Honeywell, 44, doesn't fit into stereotypes. She has been appointed to the bench by both Democratic and Republican governors. She has worked as a public defender for the poor and as a tough corporate lawyer.
And in a year filled with scandal at the county courthouse, Honeywell is one of the judges the public never hears about -- for all the right reasons.
Her silver Mercedes is often one of the last cars to leave the judges' parking lot at the end of the day. In court she is formal and proper, so much so that lawyers have been overhead remarking that she is really serious, more like a federal judge than a folksy state court judge.
She doesn't get involved in courthouse politics or cliques. Outside work, Honeywell spends her spare time with her husband, a Tampa police officer, and her two children, a son, 8, and a daughter, 5. Her best friend, even today, is her mother, she says.
"(Honeywell) is a person we all turn to when we want a job done and we want the job done well," attorney Ben Hill said at her swearing-in ceremony.
Born near Pompano Beach in 1957, Honeywell was an only child raised by her mother, a teacher. Her mother was a strict disciplinarian, and Honeywell's early life centered on school and Mount Calvary Baptist Church.
In middle school, Honeywell was bused to a previously all-white school to force integration. The experience shaped her later views on the law. She remembers the constant fights in school. She also recalls that her black friends resisted integration as much as the white students.
But Honeywell fit right in, joining clubs, studying hard and making friends. She was named Miss Blue and Gold and dated the quarterback of the football team, who was white.
When she ran for homecoming queen in 12th grade, a group of black students organized a protest. The kids thought Honeywell wasn't "black enough."
"I was hurt," Honeywell said.
But she won the vote and was crowned queen anyway.
"No one walked out when they announced it," she said.
After graduation, she chose Howard University, a historically black school in Washington, D.C. The experience was totally different from high school. Washington is a predominantly black city and the campus buzzed with talk of black pride.
"I had not been exposed to an affluent black neighborhood," Honeywell said. "I think it helped me develop an appreciation for African-American culture in this country, and it helped me develop my roots."
She wanted to attend Georgetown's law school, but she also knew she wanted to become a judge in her home state. She was ambitious enough to figure out how lawyers got appointed.
"If I wanted to be able to be a judge, I had to be a Gator," Honeywell said.

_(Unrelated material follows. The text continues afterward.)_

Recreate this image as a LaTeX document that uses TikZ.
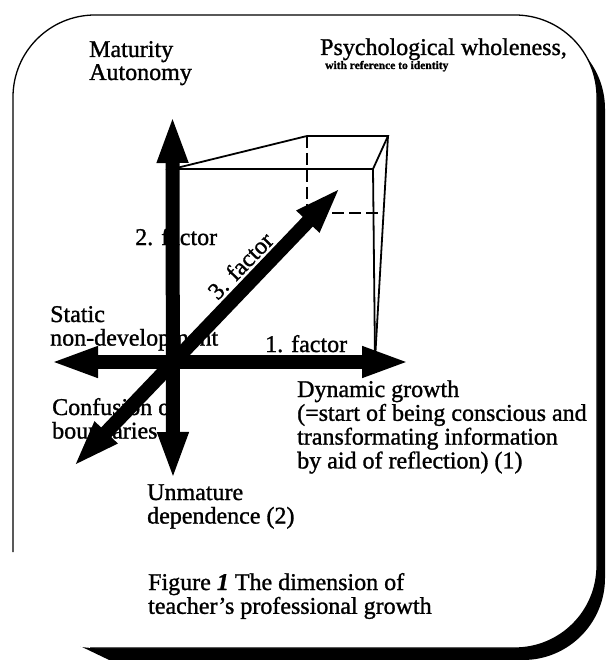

She didn't like Gainesville, the north Florida college town dominated by the University of Florida. In her law school class, many of the black students stuck together. Older black students advised first-year students to stay away from certain professors.
"At Howard, there was not the worry about a professor not giving you a grade that you were entitled to," Honeywell said.
At UF, "I was back in the real world again," she said.
She did well, graduating in 1981 with honors in legal research, writing and appellate advocacy.
After working five years as a public defender and seven years as an assistant city attorney in Tampa, Gov. Lawton Chiles appointed her county judge in July 1994. She had just four months to close her practice, start work as judge and campaign. Attorney Frank Gomez, who had run for the bench before, already had declared for the seat.
When he beat her, "I was devastated," Honeywell said. "I did not expect to lose."
She declined to comment on Gomez's campaign flier, saying he is a colleague now. But others, including an African-American lawyers bar association, denounced the flier as racist and sexist.
Gomez's supporters called the 42,000 pieces of mail with Honeywell's picture a standard comparison piece that had nothing to do with race. Honeywell's photo was attractive and there was nothing derogatory in the mailing, they said. It simply contrasted the two candidates' backgrounds.
The morning after Honeywell's defeat, she got a call from Martin Garcia, a partner at Hill, Ward & Henderson. Garcia had battled Honeywell in court before.
"I thought, boy we sure could use a lawyer like that in our law firm," Garcia said.
The firm hired Honeywell. Two years later, she made partner.
"Not everyone does that," said attorney Jeanne Tate, who worked with Honeywell. "We entrusted a number of matters to her of great significance. She is just a good, honest person that you can trust to do the right thing."
Honeywell now cites the complex cases she handled at the firm as the most rewarding work of her career. None could be considered helpful to liberal causes.
In federal court, Honeywell defended the Tampa Police Department against charges of police brutality in a civil rights lawsuit. She also defended the R.J. Reynolds Tobacco Co. in the first smoker's lawsuit to go to trial in Hillsborough.
"She is a very tough-minded lawyer," said attorney Howard Acosta, who represented the smoker against the tobacco giant. "In probably the most aggressively defended case I can think of, she carried the torch."
Honeywell also served on the federal judicial nominating commission, a prestigious group that helps appoint federal judges and prosecutors.
In early 1999, after she watched Peggy Quince get sworn in as the first African-American female justice of the Florida Supreme Court, Honeywell raced home. She worked all weekend to beat the deadline to file an application for an opening on the circuit bench. In October 2000, Gov. Jeb Bush made Honeywell, a registered Democrat, a judge again.
"I am not going to say the quest to become a judge has been easy, because it hasn't," Honeywell said at her investiture ceremony in February 2001.
She paused, then told the packed audience that she promised herself she wouldn't cry. But moments later, as she spoke about her family and recalled losing the '94 election, tears rolled down her cheek.